Era de noche en Burgos, y yo tenía tres años. Habíamos llegado a la residencia unos meses antes, no íbamos a quedarnos mucho tiempo, y mis padres pensaron que esa era la mejor opción. Para lo poco que estuvimos, qué intensa fue nuestra estancia allí, y qué recuerdos tan especiales han quedado en nuestra memoria, sobre todo de las otras familias que compartieron con nosotros aquella temporada.

No sé si aquella noche fue la del día en que me perdí en la deportiva, y me encontraron después mis padres, tras una angustiosa búsqueda, sentada en el comedor de la residencia y comiendo yo sola tan tranquila, o si fue la del día en que mi hermana cayó al agua helada de la fuente y constató no sólo lo fría que estaba el agua, sino que la capa de hielo que la recubría, si te subes encima, se rompe.

El caso es que aquella noche no podíamos salir de la habitación, porque habían ordenado a todo el mundo encerrarse y no salir bajo ningún concepto. Yo no sabía qué pasaba, y desde luego no estaba en condiciones de saberlo a través de las únicas palabras que se oían, que eran 'toque de queda'. Habían prohibido salir, pero nadie había dicho nada sobre asomarse por una rendija. Así que, aunque mi madre no quería que saliéramos a la puerta, a pesar de que ella misma también estaba mirando con la puerta entreabierta, yo conseguí meter mi cabecita y ver algo.

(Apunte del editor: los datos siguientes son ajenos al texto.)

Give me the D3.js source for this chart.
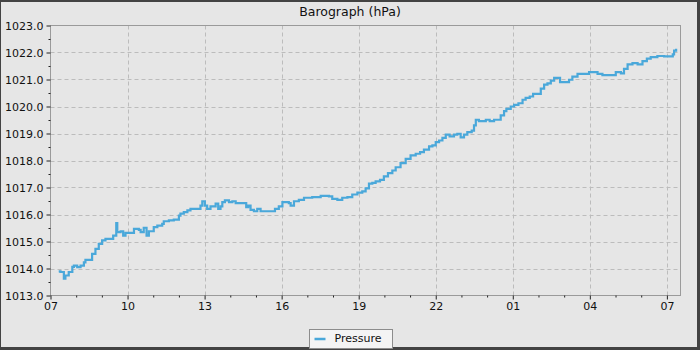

No se me olvidará aquella visión del pasillo de la residencia, lo primero, cómo todas las puertas que yo podía ver, desde mi reducido ángulo de visión, estaban igual que la nuestra: con un ojo o media nariz asomados, mirando asustados. Y cómo en el pasillo que nos separaba, corrían de un lado a otro un montón de hombres, corpulentos y recios, yendo de un lado a otro, casi todos terminándose de vestir, colocándose guerreras, cinturones, y abrochándose botones a la carrera. Había habido un golpe de Estado. Mi madre contó años más tarde, cómo una señora más mayor, amiga suya y civil, le había dicho que, si mi padre no volvía a una hora prudente, nos cogiera a los tres (angelito, aún no había nacido), y se fuera con nosotros de la residencia, sin decir a nadie que era la mujer de un militar. En caso de que la situación no se recondujera, la residencia podía ser un objetivo, y todos los militares también. Ella cuenta cómo se le heló la sangre al pensar en la mera posibilidad de tenerse que ir, sin saber adónde, en una ciudad desconocida, donde sus únicos conocidos eran otros militares. Y con tres niños, la mayor de ellos de siete años.

Han pasado muchos años de aquello, y los únicos y principales responsables del episodio ya lo pagaron bien pagado, prácticamente con su vida tras pasar no sé cuántos años en prisión, y ser desde entonces unos apestados. No le quito un pelo de gravedad al episodio, aunque aún no se sepa quién fue de verdad el responsable, ni si era único. Y sin embargo la ley cayó entonces con toda su fuerza. Punitur quia peccatum est.

A la vista de todo aquello, tan lejano, y ahora que se trata de modificar el Código Penal para dulcificar las posibles penas de los actuales rebeldes, incluso recibiendo como a un Jefe de Estado a quien no es ni diputado, me cabe la duda de si la estrategia dará resultado y de si logrará amansar a las fieras, pero mucho me temo que no.

Ya que hemos empezado hablando de militares, podemos rescatar ese aforismo de que la espada no se desenvaina sin motivo, ni se envaina sin honor. Me pregunto entonces con qué honor estamos envainando la espada, poniéndonos de alfombra y bajando la cabeza, en vez de mantenerlas en alto, la espada y la cabeza, después de haberles condenado en juicio. Si vis pacem, para bellum era lo que decía Julio Cesar: que si quieres la paz, prepares la guerra.